For Carlos Torres, the instruction tech at Deep Six Watersports on Miracle Mile, diving is more than just tickling lobsters off the reef or spearing 40-pound groupers. “There are so many things you can see down there,” he says. “Between Sebastian and Fort Pierce there are a lot of really neat things to explore, from reefs to wrecks.”

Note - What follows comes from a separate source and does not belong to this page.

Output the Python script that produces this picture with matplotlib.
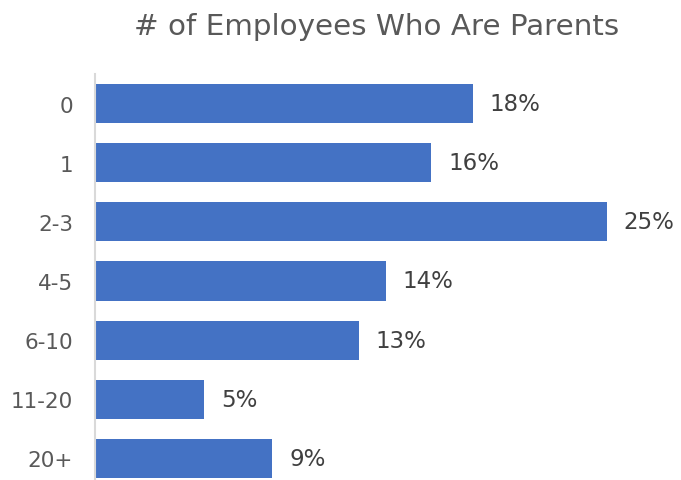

A few of those neat things can be seen just by walking into the water with your diving equipment on. For example, the state’s first Underwater Archaeological Preserve, the “Urca de Lima,” is located roughly 100 yards offshore on Hutchinson Island, where the UDT-Navy SEAL Museum sits today. The Urca de Lima was once part of the fabled Spanish flotilla that sank off the Treasure Coast during a hurricane in 1715. Those lucky enough to be in the right place at the right time might even recover some of the silver and gold that was lost at sea. And in Vero Beach, after lunch at the Ocean Grill, you can beach-dive the 1833 wreck of the Beconshire that sits in 20 feet of water about 150 yards in front of the landmark restaurant.